To young South Korean women like JaeJae, marriage seems like the last thing one would ever want to do in a newly industrialized country where women finally have the opportunity to join the workforce and gain financial independence. This pattern is evident even behind the scenes of JaeJae’s YouTube series. Her production team from “MMTG” is predominantly women, something Girls’ Generation member Tiffany Young pointed out during her interview: “So many boss ladies. Working women on set. I respect you.” 

For a veteran of the South Korean entertainment industry like Tiffany Young to point out and praise the presence of working women on set speaks volumes about the traditionally male-dominated workspaces, and figures like JaeJae are undoubtedly beginning to threaten this status quo.

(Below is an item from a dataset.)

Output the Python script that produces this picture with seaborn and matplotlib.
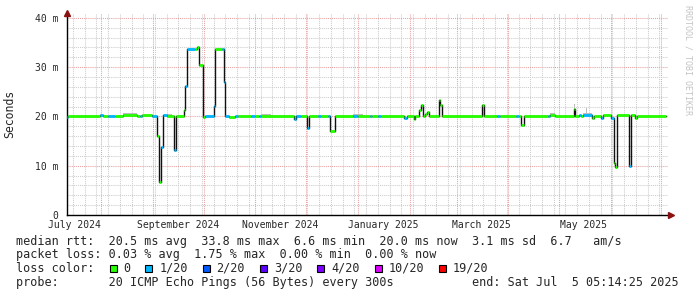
import numpy as np
import pandas as pd
import matplotlib
matplotlib.use("Agg")
import matplotlib.pyplot as plt
import matplotlib.dates as mdates
from matplotlib.patches import Rectangle
from matplotlib.ticker import MultipleLocator, FixedLocator, FixedFormatter, NullFormatter
import seaborn as sns

# ---------------- data ----------------
seg_start = [
    "2024-07-11 12:00", "2024-07-12 00:00", "2024-07-31 00:00", "2024-08-02 00:00",
    "2024-08-05 00:00", "2024-08-09 00:00", "2024-08-14 00:00", "2024-08-22 00:00",
    "2024-08-24 00:00", "2024-08-25 12:00", "2024-08-31 12:00", "2024-09-03 10:00",
    "2024-09-04 17:00", "2024-09-05 10:00", "2024-09-06 14:00", "2024-09-09 00:00",
    "2024-09-13 12:00", "2024-09-14 07:00", "2024-09-19 12:00", "2024-09-20 05:00",
    "2024-09-21 06:00", "2024-09-25 19:00", "2024-09-27 05:00", "2024-09-28 12:00",
    "2024-09-30 10:00", "2024-10-01 19:00", "2024-10-07 05:00", "2024-10-07 23:00",
    "2024-10-11 19:00", "2024-10-13 07:00", "2024-10-13 22:00", "2024-10-16 07:00",
    "2024-10-20 00:00", "2024-10-21 12:00", "2024-10-29 12:00", "2024-10-31 12:00",
    "2024-11-03 00:00", "2024-11-04 12:00", "2024-11-24 02:00", "2024-11-24 22:00",
    "2024-11-28 10:00", "2024-12-01 19:00", "2024-12-02 19:00", "2024-12-08 10:00",
    "2024-12-10 00:00", "2024-12-14 10:00", "2024-12-15 10:00", "2024-12-18 12:00",
    "2024-12-29 00:00", "2025-01-01 00:00", "2025-01-08 05:00", "2025-01-09 12:00",
    "2025-01-13 00:00", "2025-01-15 05:00", "2025-01-28 17:00", "2025-01-30 12:00",
    "2025-02-03 14:00", "2025-02-04 12:00", "2025-02-06 10:00", "2025-02-07 12:00",
    "2025-02-08 17:00", "2025-02-10 00:00", "2025-02-11 10:00", "2025-02-12 14:00",
    "2025-02-18 10:00", "2025-02-19 10:00", "2025-02-20 14:00", "2025-03-16 05:00",
    "2025-03-17 10:00", "2025-03-25 10:00", "2025-03-26 19:00", "2025-04-05 17:00",
    "2025-04-07 05:00", "2025-04-08 17:00", "2025-04-10 12:00", "2025-04-24 10:00",
    "2025-04-26 00:00", "2025-04-28 12:00", "2025-05-09 22:00", "2025-05-10 17:00",
    "2025-05-12 22:00", "2025-05-14 00:00", "2025-05-15 07:00", "2025-05-20 14:00",
    "2025-05-22 05:00", "2025-05-26 00:00", "2025-05-27 05:00", "2025-06-01 10:00",
    "2025-06-02 19:00", "2025-06-03 12:00", "2025-06-05 00:00", "2025-06-11 17:00",
    "2025-06-12 22:00", "2025-06-15 07:00", "2025-06-16 14:00",
]
data_end = "2025-07-03 19:00"

# median rtt in ms
seg_value = [
    19.8, 20.0, 20.2, 20.0,
    20.0, 20.0, 20.2, 20.1,
    20.1, 20.3, 20.0, 16.0,
    6.6, 13.8, 20.2, 20.1,
    13.2, 20.0, 21.3, 26.2,
    33.6, 33.6, 34.0, 30.4,
    19.9, 20.0, 22.1, 33.6,
    33.6, 27.0, 20.0, 19.9,
    20.0, 20.0, 20.1, 20.0,
    20.1, 20.1, 19.4, 20.0,
    20.0, 17.7, 20.0, 20.0,
    20.0, 20.0, 17.0, 20.0,
    20.0, 20.0, 20.0, 20.0,
    20.0, 20.0, 19.6, 20.0,
    19.4, 20.0, 21.4, 22.3,
    20.0, 20.5, 20.9, 20.0,
    23.3, 22.4, 20.0, 22.3,
    20.0, 20.0, 20.0, 20.0,
    20.0, 18.3, 20.0, 20.0,
    20.3, 20.0, 21.5, 20.0,
    20.2, 20.0, 20.2, 19.6,
    20.0, 19.7, 20.3, 19.6,
    10.5, 9.8, 20.3, 9.9,
    20.3, 19.7, 20.0,
]

# packet loss (pings lost out of 20)
seg_loss = [
    1, 0, 1, 0,
    1, 0, 0, 0,
    1, 0, 1, 0,
    0, 1, 1, 0,
    1, 0, 0, 1,
    1, 0, 0, 0,
    0, 1, 1, 0,
    1, 1, 1, 0,
    1, 0, 1, 0,
    1, 0, 1, 1,
    0, 1, 0, 1,
    0, 1, 0, 0,
    1, 0, 1, 0,
    1, 0, 1, 0,
    0, 0, 0, 0,
    0, 0, 0, 0,
    0, 0, 0, 0,
    0, 1, 0, 1,
    0, 0, 0, 1,
    0, 0, 0, 0,
    1, 0, 1, 0,
    0, 1, 0, 1,
    0, 0, 0, 1,
    0, 0, 0,
]

# light grey smoke (spread of pings) above the median
smoke_start = ["2024-08-14 00:00", "2024-09-09 00:00", "2024-11-04 12:00", "2024-12-29 00:00",
               "2025-04-26 00:00", "2025-05-09 22:00", "2025-05-15 07:00", "2025-05-17 00:00"]
smoke_end = ["2024-08-22 00:00", "2024-09-12 00:00", "2024-11-10 00:00", "2025-01-04 00:00",
             "2025-04-29 00:00", "2025-05-10 17:00", "2025-05-20 14:00", "2025-05-17 20:00"]
smoke_low = [20.2, 20.1, 20.1, 20.0, 20.3, 21.5, 20.2, 20.2]
smoke_high = [20.7, 20.6, 20.5, 20.4, 20.7, 22.6, 20.7, 21.8]

loss_levels = [0, 1, 2, 3, 4, 10, 19]
loss_labels = ["0", "1/20", "2/20", "3/20", "4/20", "10/20", "19/20"]
loss_colors = ["#26ff00", "#00b8ff", "#0059ff", "#5e00ff", "#7e00ff", "#dd00ff", "#ff0000"]

y_ticks = [0, 10, 20, 30, 40]
y_tick_labels = ["0", "10 m", "20 m", "30 m", "40 m"]
x_label_dates = ["2024-07-16", "2024-09-16", "2024-11-16", "2025-01-16", "2025-03-16", "2025-05-16"]
x_labels = ["July 2024", "September 2024", "November 2024", "January 2025", "March 2025", "May 2025"]

x_start = "2024-07-11 12:00"
x_end = "2025-07-05 05:14"

stats_lines = [
    "median rtt:  20.5 ms avg  33.8 ms max  6.6 ms min  20.0 ms now  3.1 ms sd  6.7   am/s",
    "packet loss: 0.03 % avg  1.75 % max  0.00 % min  0.00 % now",
]
probe_line = "probe:       20 ICMP Echo Pings (56 Bytes) every 300s           end: Sat Jul  5 05:14:25 2025"

# ---------------- figure ----------------
sns.set_style("white")
W, H = 697, 297
fig = plt.figure(figsize=(W / 100, H / 100), dpi=100)
fig.patch.set_facecolor("white")
ax = fig.add_axes([67 / W, 1 - 215 / H, 601 / W, 202 / H])
ax.set_facecolor("white")

mono = "DejaVu Sans Mono"

starts = pd.to_datetime(seg_start)
ends = pd.to_datetime(seg_start[1:] + [data_end])
vals = np.array(seg_value)

df = pd.DataFrame({
    "t": list(starts) + [pd.Timestamp(data_end)],
    "v": list(vals) + [vals[-1]],
})

ax.set_xlim(pd.Timestamp(x_start), pd.Timestamp(x_end))
ax.set_ylim(0, 41.0)

ax.xaxis.set_major_locator(mdates.MonthLocator())
ax.xaxis.set_minor_locator(mdates.WeekdayLocator(byweekday=mdates.MO))
ax.xaxis.set_major_formatter(NullFormatter())
ax.xaxis.set_minor_formatter(NullFormatter())
ax.yaxis.set_major_locator(FixedLocator(y_ticks))
ax.yaxis.set_major_formatter(FixedFormatter(y_tick_labels))
ax.yaxis.set_minor_locator(MultipleLocator(2))

ax.grid(which="minor", color="#cccccc", linestyle=(0, (1, 1)), linewidth=0.75)
ax.grid(which="major", color="#eaa0a0", linestyle=(0, (1, 1)), linewidth=0.75)
ax.set_axisbelow(True)

ax.tick_params(which="both", length=0)
ax.tick_params(axis="y", pad=6, labelsize=7)
for lab in ax.get_yticklabels():
    lab.set_fontfamily(mono)

# smoke
for s, e, lo, hi in zip(smoke_start, smoke_end, smoke_low, smoke_high):
    ax.fill_between(pd.to_datetime([s, e]), [lo, lo], [hi, hi], color="#bdbdbd",
                    linewidth=0, zorder=2)

# black median step line
sns.lineplot(data=df, x="t", y="v", ax=ax, color="#111111", linewidth=1.0,
             drawstyle="steps-post", estimator=None, sort=False, zorder=3)

# coloured segments by loss
col_map = dict(zip(loss_levels, loss_colors))
seg_cols = [col_map[l] for l in seg_loss]
ax.hlines(vals, starts.to_numpy(), ends.to_numpy(), colors=seg_cols,
          linewidth=2.0, zorder=4)

ax.set_xlabel("")
ax.set_ylabel("Seconds", fontfamily=mono, fontsize=8.3)
ax.yaxis.set_label_coords(-(67 - 16) / 601, 0.5)

for s in ["top", "right"]:
    ax.spines[s].set_visible(False)
for s in ["left", "bottom"]:
    ax.spines[s].set_color("black")
    ax.spines[s].set_linewidth(1.0)

# x labels centred mid-month
for d, lab in zip(x_label_dates, x_labels):
    ax.text(pd.Timestamp(d), -10 / 202, lab, transform=ax.get_xaxis_transform(),
            ha="center", va="center", fontsize=7, fontfamily=mono)

# axis arrows
arrow_col = "#8b1010"
ax.plot([0], [1.0], marker="^", markersize=4, color=arrow_col, transform=ax.transAxes,
        clip_on=False, zorder=6)
ax.plot([1.005], [0.0], marker=">", markersize=4, color=arrow_col, transform=ax.transAxes,
        clip_on=False, zorder=6)

# right-hand vertical credit
fig.text(688 / W, 1 - 60 / H, "RRDTOOL / TOBI OETIKER", rotation=270, color="#c4c4c4",
         fontsize=6, fontfamily=mono, ha="center", va="center")

# legend / stats text
cw = 7.12
fs = 8.5
for i, line in enumerate(stats_lines):
    fig.text(16 / W, 1 - (241 + i * 13.7) / H, line, fontfamily=mono, fontsize=fs,
             va="center", ha="left")

yl = 268.3
fig.text(16 / W, 1 - yl / H, "loss color:", fontfamily=mono, fontsize=fs, va="center", ha="left")
sx = 109.5
for lab, c in zip(loss_labels, loss_colors):
    fig.add_artist(Rectangle((sx / W, 1 - (yl + 4) / H), 7 / W, 7 / H, transform=fig.transFigure,
                             facecolor=c, edgecolor="black", linewidth=0.8))
    fig.text((sx + 13.8) / W, 1 - yl / H, lab, fontfamily=mono, fontsize=fs, va="center", ha="left")
    sx = sx + 13.8 + len(lab) * cw + 15.0

fig.text(16 / W, 1 - 282.3 / H, probe_line, fontfamily=mono, fontsize=fs, va="center", ha="left")

fig.savefig("out.png", dpi=100, facecolor="white")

As a result, JaeJae has become a victim to relentless misogynistic criticism that attacks her every move. Despite having received a bachelor’s degree from one of South Korea’s most prestigious schools, Ewha Womans University, JaeJae opened up about her struggles to find employment after graduation.

The internet’s response to her story was brutal. Commenters, mostly Korean men, criticized her short hair, her looks (“Physiognomy is science,” reads one Facebook comment, referring to the hackneyed Korean saying that justifies attacks toward one’s facial appearance), and her educational background from a “femi” school. “I guess I’m sorry to women, but a short haircut usually leads to disqualification,” another commenter posted in an unintentional acknowledgement of the gender biases that do indeed exist within the workplace.

The South Korean perception of a “femi” and its negative connotations arise from various factors; it is difficult to pinpoint a single reason, but much of the Korean male anxieties about working, outspoken women like JaeJae who are honest about their experiences may be reflected in the status of marriage and fertility rates in South Korea.

Currently, South Korea is facing notably low marriage rates, with a 10% decline in the number of couples getting married just last year. The country is also known for having the lowest fertility rate in the world, raising concerns about how South Koreans will be able to stabilize their population as the country’s number of deaths outweigh its number of births.

Working women ultimately become a scapegoat in this situation, as they bear much of the pressure and responsibility to maintain the South Korean population—a difficult feat especially when women are favoring professional careers over motherhood.

These challenges to traditional family dynamics that have been historically and culturally enforced by Confucian values undoubtedly destabilize an entire country. But to have one public figure—who merely uses her newfound popularity and platform to voice her opinions—take the blame for the country’s uncertainties may seem more as a demonstration of male anxiety over their potential loss of power in a traditionally patriarchal society. Meanwhile, Lee Eunjae has been grappling with what it means to be true to oneself amid misogyny.

Hate toward JaeJae was only amplified by a video from 2018 that resurfaced in which JaeJae worked as an editor and reporter for an SBS news segment. Taking place back when JaeJae did not sport bright red hair, the news clip documented an investigation of a sexual harassment case involving YouTuber Yang Yewon, who claimed that she was sexually abused while modeling for lingerie.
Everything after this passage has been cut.